## Start INPUT ROWS

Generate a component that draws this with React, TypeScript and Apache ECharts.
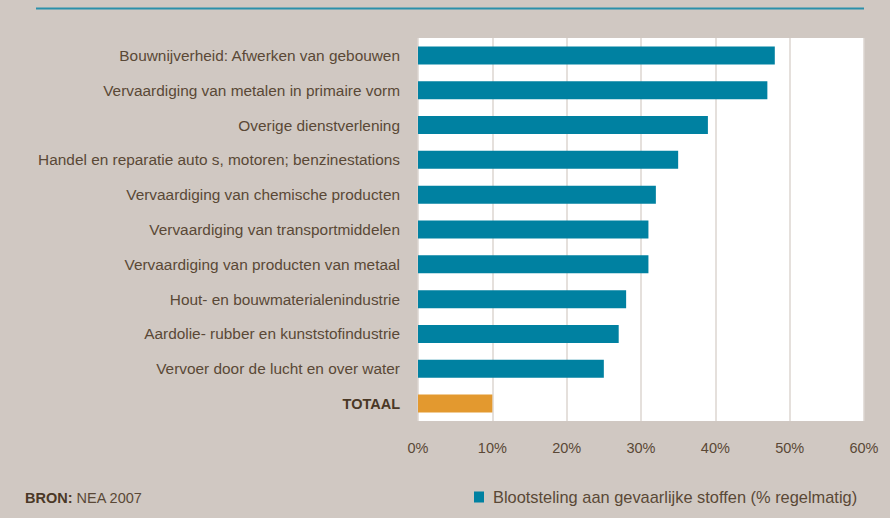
import React, { useEffect, useRef } from "react";
import * as echarts from "echarts";

const categories = [
  "Bouwnijverheid: Afwerken van gebouwen",
  "Vervaardiging van metalen in primaire vorm",
  "Overige dienstverlening",
  "Handel en reparatie auto s, motoren; benzinestations",
  "Vervaardiging van chemische producten",
  "Vervaardiging van transportmiddelen",
  "Vervaardiging van producten van metaal",
  "Hout- en bouwmaterialenindustrie",
  "Aardolie- rubber en kunststofindustrie",
  "Vervoer door de lucht en over water",
  "TOTAAL",
];
const values = [48, 47, 39, 35, 32, 31, 31, 28, 27, 25, 10];
const seriesName = "Blootsteling aan gevaarlijke stoffen (% regelmatig)";

const TEAL = "#0081a1";
const ORANGE = "#e3992f";
const TEXT = "#5a4836";
const FONT = "'Liberation Sans', Arial, sans-serif";

export default function App() {
  const ref = useRef<HTMLDivElement>(null);
  useEffect(() => {
    document.body.style.margin = "0";
    const chart = echarts.init(ref.current!, undefined, { renderer: "svg" });
    chart.setOption({
      animation: false,
      backgroundColor: "#d0c8c2",
      textStyle: { fontFamily: FONT },
      grid: {
        left: 418,
        right: 26,
        top: 38,
        bottom: 97,
        show: true,
        backgroundColor: "#ffffff",
        borderWidth: 0,
      },
      xAxis: {
        type: "value",
        min: 0,
        max: 60,
        interval: 10,
        axisLine: { show: false },
        axisTick: { show: false },
        axisLabel: {
          formatter: "{value}%",
          color: TEXT,
          fontSize: 14.5,
          fontFamily: FONT,
          margin: 19,
        },
        splitLine: { show: true, lineStyle: { color: "#ddd6d0", width: 1.5 } },
      },
      yAxis: {
        type: "category",
        inverse: true,
        data: categories,
        axisLine: { show: false },
        axisTick: { show: false },
        axisLabel: {
          color: TEXT,
          fontSize: 15.4,
          fontFamily: FONT,
          margin: 18,
          formatter: (v: string) => (v === "TOTAAL" ? "{b|TOTAAL}" : v),
          rich: {
            b: { fontWeight: "bold", color: "#4a3826", fontSize: 14.5, fontFamily: FONT },
          },
        },
      },
      legend: {
        left: 474,
        top: 489,
        padding: 0,
        icon: "rect",
        itemWidth: 10,
        itemHeight: 11,
        itemGap: 14,
        textStyle: { color: TEXT, fontSize: 16.4, fontFamily: FONT, padding: [0, 0, 0, 4] },
        data: [seriesName],
      },
      series: [
        {
          name: seriesName,
          type: "bar",
          barWidth: 18,
          itemStyle: { color: TEAL },
          data: values.map((v, i) =>
            categories[i] === "TOTAAL" ? { value: v, itemStyle: { color: ORANGE } } : v
          ),
        },
      ],
      graphic: [
        {
          type: "line",
          shape: { x1: 36, y1: 8.5, x2: 864, y2: 8.5 },
          style: { stroke: "#2a90aa", lineWidth: 2 },
        },
        {
          type: "text",
          left: 25,
          top: 490,
          style: {
            text: "{b|BRON:} NEA 2007",
            fill: TEXT,
            font: `14.5px ${FONT}`,
            rich: {
              b: { fontWeight: "bold", fill: "#4a3826", fontSize: 14.5, fontFamily: FONT },
            },
          },
        },
      ],
    });
    return () => chart.dispose();
  }, []);
  return <div ref={ref} style={{ width: 890, height: 518 }} />;
}
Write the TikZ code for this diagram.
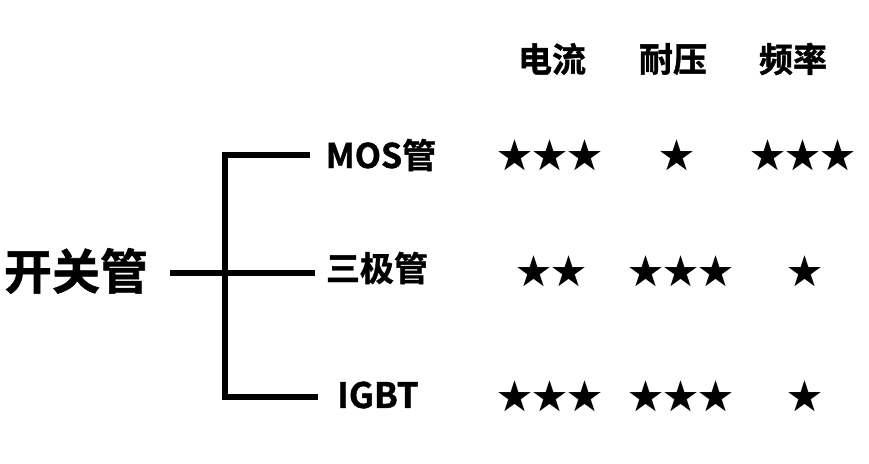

## End INPUT ROWS

> **WHAT IS ASKED**: Leave out the pictures and copy every record above exactly.

> **TASK OUTPUT**:
Generate a component that draws this with React, TypeScript and Apache ECharts.
import React, { useEffect, useRef } from "react";
import * as echarts from "echarts";

const categories = [
  "Bouwnijverheid: Afwerken van gebouwen",
  "Vervaardiging van metalen in primaire vorm",
  "Overige dienstverlening",
  "Handel en reparatie auto s, motoren; benzinestations",
  "Vervaardiging van chemische producten",
  "Vervaardiging van transportmiddelen",
  "Vervaardiging van producten van metaal",
  "Hout- en bouwmaterialenindustrie",
  "Aardolie- rubber en kunststofindustrie",
  "Vervoer door de lucht en over water",
  "TOTAAL",
];
const values = [48, 47, 39, 35, 32, 31, 31, 28, 27, 25, 10];
const seriesName = "Blootsteling aan gevaarlijke stoffen (% regelmatig)";

const TEAL = "#0081a1";
const ORANGE = "#e3992f";
const TEXT = "#5a4836";
const FONT = "'Liberation Sans', Arial, sans-serif";

export default function App() {
  const ref = useRef<HTMLDivElement>(null);
  useEffect(() => {
    document.body.style.margin = "0";
    const chart = echarts.init(ref.current!, undefined, { renderer: "svg" });
    chart.setOption({
      animation: false,
      backgroundColor: "#d0c8c2",
      textStyle: { fontFamily: FONT },
      grid: {
        left: 418,
        right: 26,
        top: 38,
        bottom: 97,
        show: true,
        backgroundColor: "#ffffff",
        borderWidth: 0,
      },
      xAxis: {
        type: "value",
        min: 0,
        max: 60,
        interval: 10,
        axisLine: { show: false },
        axisTick: { show: false },
        axisLabel: {
          formatter: "{value}%",
          color: TEXT,
          fontSize: 14.5,
          fontFamily: FONT,
          margin: 19,
        },
        splitLine: { show: true, lineStyle: { color: "#ddd6d0", width: 1.5 } },
      },
      yAxis: {
        type: "category",
        inverse: true,
        data: categories,
        axisLine: { show: false },
        axisTick: { show: false },
        axisLabel: {
          color: TEXT,
          fontSize: 15.4,
          fontFamily: FONT,
          margin: 18,
          formatter: (v: string) => (v === "TOTAAL" ? "{b|TOTAAL}" : v),
          rich: {
            b: { fontWeight: "bold", color: "#4a3826", fontSize: 14.5, fontFamily: FONT },
          },
        },
      },
      legend: {
        left: 474,
        top: 489,
        padding: 0,
        icon: "rect",
        itemWidth: 10,
        itemHeight: 11,
        itemGap: 14,
        textStyle: { color: TEXT, fontSize: 16.4, fontFamily: FONT, padding: [0, 0, 0, 4] },
        data: [seriesName],
      },
      series: [
        {
          name: seriesName,
          type: "bar",
          barWidth: 18,
          itemStyle: { color: TEAL },
          data: values.map((v, i) =>
            categories[i] === "TOTAAL" ? { value: v, itemStyle: { color: ORANGE } } : v
          ),
        },
      ],
      graphic: [
        {
          type: "line",
          shape: { x1: 36, y1: 8.5, x2: 864, y2: 8.5 },
          style: { stroke: "#2a90aa", lineWidth: 2 },
        },
        {
          type: "text",
          left: 25,
          top: 490,
          style: {
            text: "{b|BRON:} NEA 2007",
            fill: TEXT,
            font: `14.5px ${FONT}`,
            rich: {
              b: { fontWeight: "bold", fill: "#4a3826", fontSize: 14.5, fontFamily: FONT },
            },
          },
        },
      ],
    });
    return () => chart.dispose();
  }, []);
  return <div ref={ref} style={{ width: 890, height: 518 }} />;
}
Write the TikZ code for this diagram.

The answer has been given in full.